Dans le même esprit, le GIEC insiste sur les changements de gouvernance nécessaires pour accomplir la transition écologique. Impliquer les différentes parties prenantes, du citoyen aux entreprises en passant par les collectivités territoriales et les acteurs de la société civile semble indispensable pour construire une transition cohérente et acceptée par tous.
10 – Agir maintenant est possible, rentable et aura de multiples bénéfices
Enfin, il y a un message clé à retenir de ce rapport, c’est que la lutte contre le réchauffement climatique est non seulement possible, nécessaire, mais aussi rentable à tous les niveaux. Si la transition va demander un certain nombre d’efforts et de gros investissements, le coût global de la lutte contre le réchauffement climatique sera nettement inférieur au coût des conséquences climatiques que nous aurons à gérer si nous ne faisons rien. Une bonne partie des technologies nécessaires à la baisse de nos émissions de CO2 existent déjà, à des coûts de plus en plus bas. Les dispositifs les plus innovants approchent du stade où ils seront commercialisables. Couplés à la transition vers de nouveaux modèles de société sous-tendus par des logiques de sobriété, ces aménagements pourraient nous permettre des baisses rapides d’émissions de CO2, grâce auxquelles on évitera de nombreuses catastrophes climatiques.

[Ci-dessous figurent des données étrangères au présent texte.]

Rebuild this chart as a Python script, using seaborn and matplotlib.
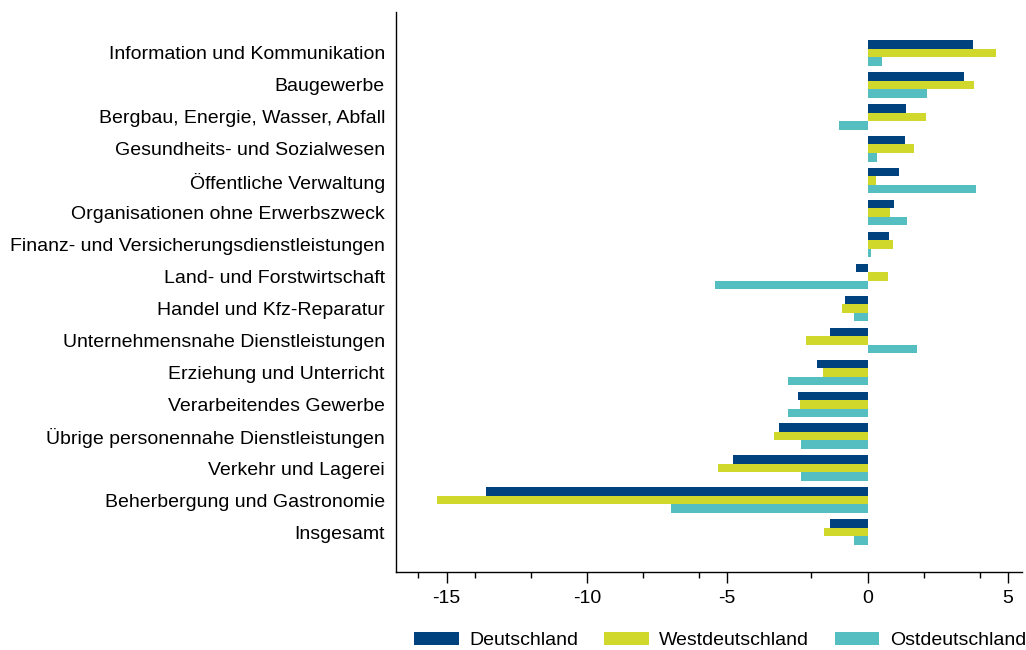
import pandas as pd
import matplotlib
matplotlib.use("Agg")
import matplotlib.pyplot as plt
import seaborn as sns

branchen = [
    "Information und Kommunikation",
    "Baugewerbe",
    "Bergbau, Energie, Wasser, Abfall",
    "Gesundheits- und Sozialwesen",
    "Öffentliche Verwaltung",
    "Organisationen ohne Erwerbszweck",
    "Finanz- und Versicherungsdienstleistungen",
    "Land- und Forstwirtschaft",
    "Handel und Kfz-Reparatur",
    "Unternehmensnahe Dienstleistungen",
    "Erziehung und Unterricht",
    "Verarbeitendes Gewerbe",
    "Übrige personennahe Dienstleistungen",
    "Verkehr und Lagerei",
    "Beherbergung und Gastronomie",
    "Insgesamt",
]
deutschland = [3.76, 3.44, 1.36, 1.33, 1.12, 0.93, 0.78, -0.40, -0.81, -1.35,
               -1.79, -2.49, -3.16, -4.78, -13.61, -1.32]
westdeutschland = [4.57, 3.80, 2.09, 1.64, 0.30, 0.81, 0.90, 0.72, -0.91, -2.19,
                   -1.57, -2.41, -3.35, -5.34, -15.33, -1.54]
ostdeutschland = [0.52, 2.11, -1.03, 0.33, 3.86, 1.40, 0.12, -5.44, -0.50, 1.78,
                  -2.85, -2.82, -2.38, -2.38, -7.02, -0.50]

regionen = ["Deutschland", "Westdeutschland", "Ostdeutschland"]
farben = ["#00427e", "#d0d82b", "#55bec0"]

df = pd.DataFrame({
    "Branche": branchen * 3,
    "Region": [r for r in regionen for _ in branchen],
    "Wert": deutschland + westdeutschland + ostdeutschland,
})

sns.set_style("white")
plt.rcParams["font.family"] = ["Liberation Sans", "DejaVu Sans"]
plt.rcParams["text.color"] = "black"
plt.rcParams["xtick.color"] = "black"
plt.rcParams["ytick.color"] = "black"

fig = plt.figure(figsize=(10.26, 6.5), dpi=100)
ax = fig.add_axes([0.386, 0.12, 0.61, 0.8615])

sns.barplot(data=df, y="Branche", x="Wert", hue="Region", hue_order=regionen,
            palette=farben, saturation=1, orient="h", width=0.8, linewidth=0, ax=ax)

ax.set_xlim(-16.8, 5.5)
ax.set_ylim(16.25, -1.28)
ax.set_xticks([-15, -10, -5, 0, 5])
ax.set_xticklabels(["-15", "-10", "-5", "0", "5"])
ax.set_xticks([-16, -14, -12, -8, -6, -2, 2, 4], minor=True)
ax.tick_params(axis="x", which="major", length=8, width=1, direction="out",
               labelsize=14, pad=5, bottom=True)
ax.tick_params(axis="x", which="minor", length=4, width=1, direction="out", bottom=True)
ax.tick_params(axis="y", length=0, labelsize=14, pad=8)
ax.set_xlabel("")
ax.set_ylabel("")
for s in ["top", "right"]:
    ax.spines[s].set_visible(False)
for s in ["left", "bottom"]:
    ax.spines[s].set_color("black")
    ax.spines[s].set_linewidth(1)

handles, labels = ax.get_legend_handles_labels()
ax.get_legend().remove()
fig.legend(handles, labels, loc="center", bbox_to_anchor=(0.702, 0.015), ncol=3,
           frameon=False, fontsize=14, handlelength=2.3, handleheight=0.65,
           columnspacing=1.3, handletextpad=0.55)

fig.savefig("out.png", dpi=100)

De plus, la lutte contre le réchauffement climatique est associée à un certain nombre de co-bénéfices sociaux, sanitaires et économiques : lutte contre la pollution de l’air, promotion de modes de consommation plus sains, création d’emplois stables dans des secteurs contribuant au développement, baisse des inégalités…
Tout indique que la transition climatique est non seulement faisable mais rentable et utile globalement. Seulement, pour mettre en oeuvre cette transition, il faut une volonté politique assumée et des mesures ambitieuses. Et voilà justement ce qui nous manque encore cruellement au sujet du réchauffement climatique.